You may remember Capt. Randy Blake’s story from last November.
Blake contracted COVID-19 at the end of October and was left fighting for his life.
Just two days ago, he was able to walk out of a Phoenix hospital after a double lung transplant.
“It completely blindsided me,” Blake said. “I never, never in a million years thought it would hit me this hard. I felt like for a 44-year-old guy, I was in pretty good shape.”
In Tulsa, he was put on ECMO for 5 weeks, then a ventilator for 7 weeks.
An ECMO, or extra-corporeal (outside of the body) membrane (in the machine) oxygenation (providing oxygen), is an invasive therapy used for patients whose lungs are so damaged that ventilation via a breathing tube in the airway attached to a mechanical ventilator is not sufficient to provide oxygen nor release carbon dioxide in the bloodstream, according to Forbes.

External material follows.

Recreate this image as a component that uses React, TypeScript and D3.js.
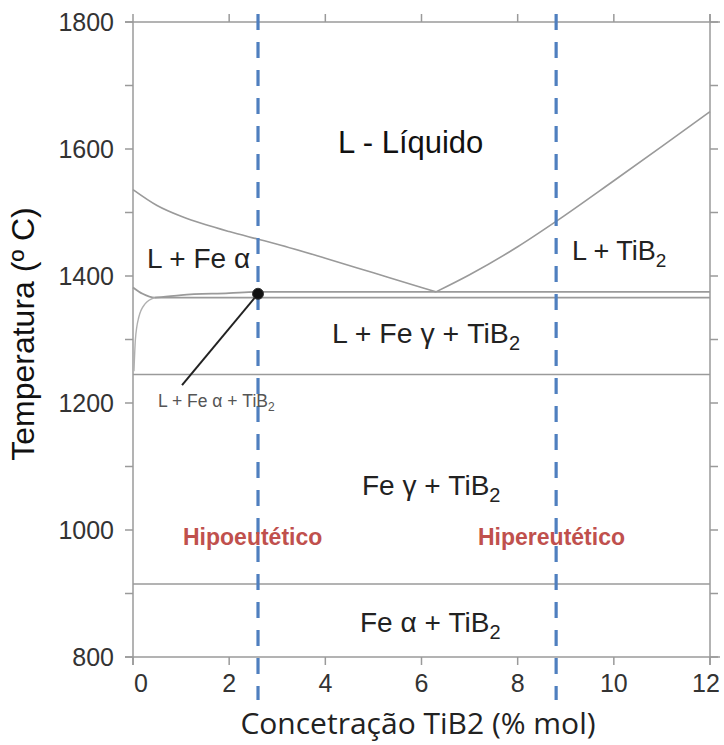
import React from "react";
import * as d3 from "d3";

const W = 724, H = 745;
const xDomain = [0, 12];
const yDomain = [800, 1800];
const xTicks = [0, 2, 4, 6, 8, 10, 12];
const yTicks = [800, 1000, 1200, 1400, 1600, 1800];
const yMinorTicks = [800, 900, 1000, 1100, 1200, 1300, 1400, 1500, 1600, 1700, 1800];

const liqAlphaX = [0, 0.5, 1, 1.5, 2, 2.6, 3, 4, 5, 6, 6.3];
const liqAlphaT = [1536, 1511, 1494, 1481, 1470, 1458, 1450, 1428, 1405, 1382, 1375];
const liqTiB2X = [6.3, 7, 8, 8.8, 10, 11, 12];
const liqTiB2T = [1375, 1402, 1446, 1486, 1550, 1604, 1659];
const upperEutX = [0, 0.2, 0.45, 1, 2, 2.6, 12];
const upperEutT = [1382, 1372, 1366, 1370, 1373, 1375, 1375];
const lowerEutX = [0.45, 12];
const lowerEutT = [1366, 1366];
const solvusX = [0.02, 0.05, 0.12, 0.25, 0.45];
const solvusT = [1250, 1300, 1335, 1356, 1366];
const isotherms = [1245, 915];
const compositions = [2.6, 8.8];
const eutecticPoint = [2.6, 1372];
const leaderEnd = [1.02, 1228];

const x = d3.scaleLinear().domain(xDomain).range([133, 710]);
const y = d3.scaleLinear().domain(yDomain).range([657, 22]);

const line = (xs: number[], ts: number[]) =>
  d3.line<number>().x((d, i) => x(xs[i])).y((d, i) => y(ts[i])).curve(d3.curveMonotoneX)(xs) || "";

const font = "'Liberation Sans', Arial, sans-serif";
const gray = "#9a9a9a";
const txt = "#222";

export default function App() {
  return (
    <svg width={W} height={H} style={{ position: "absolute", left: 0, top: 0, background: "#fff" }}>
      {/* axes */}
      <line x1={125} x2={720} y1={y(1800)} y2={y(1800)} stroke={gray} strokeWidth={1.5} />
      <line x1={125} x2={720} y1={y(800)} y2={y(800)} stroke={gray} strokeWidth={1.5} />
      <line x1={x(0)} x2={x(0)} y1={y(1800)} y2={y(800) + 8} stroke={gray} strokeWidth={1.5} />
      <line x1={x(12)} x2={x(12)} y1={y(1800) - 8} y2={y(800) + 8} stroke={gray} strokeWidth={1.5} />
      {yMinorTicks.map(t => (
        <g key={"yt" + t}>
          <line x1={x(0) - 8} x2={x(0)} y1={y(t)} y2={y(t)} stroke={gray} strokeWidth={1.5} />
          <line x1={x(12)} x2={x(12) + 8} y1={y(t)} y2={y(t)} stroke={gray} strokeWidth={1.5} />
        </g>
      ))}
      {xTicks.map(v => (
        <g key={"xt" + v}>
          <line x1={x(v)} x2={x(v)} y1={y(800)} y2={y(800) + 8} stroke={gray} strokeWidth={1.5} />
          <line x1={x(v)} x2={x(v)} y1={y(1800) - 8} y2={y(1800)} stroke={gray} strokeWidth={1.5} />
          <text x={x(v) + (v === 0 ? 8 : v === 12 ? -4 : 0)} y={692} textAnchor="middle" fontFamily={font} fontSize={25} fill="#333">{v}</text>
        </g>
      ))}
      {yTicks.map(t => (
        <text key={"yl" + t} x={114} y={y(t) + 9} textAnchor="end" fontFamily={font} fontSize={25} fill="#333">{t}</text>
      ))}

      {/* phase boundaries */}
      <path d={line(liqAlphaX, liqAlphaT)} fill="none" stroke={gray} strokeWidth={1.6} />
      <path d={line(liqTiB2X, liqTiB2T)} fill="none" stroke={gray} strokeWidth={1.6} />
      <path d={line(upperEutX, upperEutT)} fill="none" stroke={gray} strokeWidth={1.8} />
      <path d={line(lowerEutX, lowerEutT)} fill="none" stroke={gray} strokeWidth={1.8} />
      <path d={line(solvusX, solvusT)} fill="none" stroke="#b0b0b0" strokeWidth={1.4} />
      {isotherms.map(t => (
        <line key={"iso" + t} x1={x(0)} x2={x(12)} y1={y(t)} y2={y(t)} stroke={gray} strokeWidth={1.6} />
      ))}

      {/* composition lines */}
      {compositions.map(c => (
        <line key={"c" + c} x1={x(c)} x2={x(c)} y1={14} y2={700} stroke="#4f7fbf" strokeWidth={3.2} strokeDasharray="16 12" />
      ))}

      {/* eutectic point annotation */}
      <line x1={x(eutecticPoint[0])} y1={y(eutecticPoint[1])} x2={x(leaderEnd[0])} y2={y(leaderEnd[1])} stroke="#222" strokeWidth={2} />
      <circle cx={x(eutecticPoint[0])} cy={y(eutecticPoint[1])} r={5.5} fill="#111" stroke="#333" strokeWidth={1} />
      <text x={158} y={407} fontFamily={font} fontSize={17.5} fill="#555">
        L + Fe α + TiB<tspan fontSize={12} dy={4}>2</tspan>
      </text>

      {/* region labels */}
      <text x={338} y={153} fontFamily={font} fontSize={31} fill="#111">L - Líquido</text>
      <text x={147} y={268} fontFamily={font} fontSize={28} fill={txt}>L + Fe α</text>
      <text x={572} y={260} fontFamily={font} fontSize={27} fill={txt}>
        L + TiB<tspan fontSize={19} dy={7}>2</tspan>
      </text>
      <text x={332} y={343} fontFamily={font} fontSize={28.5} fill={txt}>
        L + Fe γ + TiB<tspan fontSize={20} dy={7}>2</tspan>
      </text>
      <text x={362} y={495} fontFamily={font} fontSize={28} fill={txt}>
        Fe γ + TiB<tspan fontSize={20} dy={7}>2</tspan>
      </text>
      <text x={360} y={632} fontFamily={font} fontSize={28} fill={txt}>
        Fe α + TiB<tspan fontSize={20} dy={7}>2</tspan>
      </text>
      <text x={183} y={545} fontFamily={font} fontSize={23} fontWeight="bold" fill="#c0504d">Hipoeutético</text>
      <text x={478} y={545} fontFamily={font} fontSize={23} fontWeight="bold" fill="#c0504d">Hipereutético</text>

      {/* axis titles */}
      <text transform={`translate(34, 334) rotate(-90)`} textAnchor="middle" fontFamily={font} fontSize={32} fill="#111">Temperatura (º C)</text>
      <text x={418} y={734} textAnchor="middle" fontFamily="'Open Sans', 'Noto Sans', sans-serif" fontSize={30} fill="#222">Concetração TiB2 (% mol)</text>
    </svg>
  );
}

Since then, his journey hasn’t been an easy one. He recently received a double lung transplant at a hospital in Phoenix.
“This transplant wouldn’t be possible without all the support we’ve received from back home, in my hometown of Stillwater,” Blake said. “It’s a work in progress. My lung transplant was about 3 1/2 weeks ago. So, the first initial stages I made some progress. But I lost like 55 pounds over the last four months. My recovery is gonna be months and months trying to get back to where I was at. The doctor said 8 months to a year.”
Blake tells us he’ll be staying in Phoenix for another three months for doctor’s appointments and checkups. But he’s more than ready to get back home to his kids.
“Oh my gosh, that’s the reason I’m fighting. Why I’m going through this. My wife has been just solid gold. She’s taken such good care of me. She deserves more credit then she’ll ever know. And my kids, they’ve had to experience some things that you never wish on anybody. Having to come potentially say goodbye to their dad because the doctors didn’t think I was gonna make it,” Blake said.
Blake says he already has plans for when he officially is released to head back to Oklahoma and even beyond that– hoping to pay it forward to the doctors, staff and support system who he says saved his life.
“My goal is just, I didn’t think that I was going to make it. I’ve had a long time to think about this. Just, with this second chance at life to honor God and his mercy that he’s shown me, and the person who donated these lungs to me. I don’t know who they are, they won’t give me their name and information for a year but that’s a sacrifice that I’ll never be able to repay,” Blake said.
Blake tells KFOR he got to see his kids for the first time about three weeks ago. He says they got to spend about 45 minutes together outdoors– all while wearing protective gear. But he says it was totally worth it to be able to see them in person.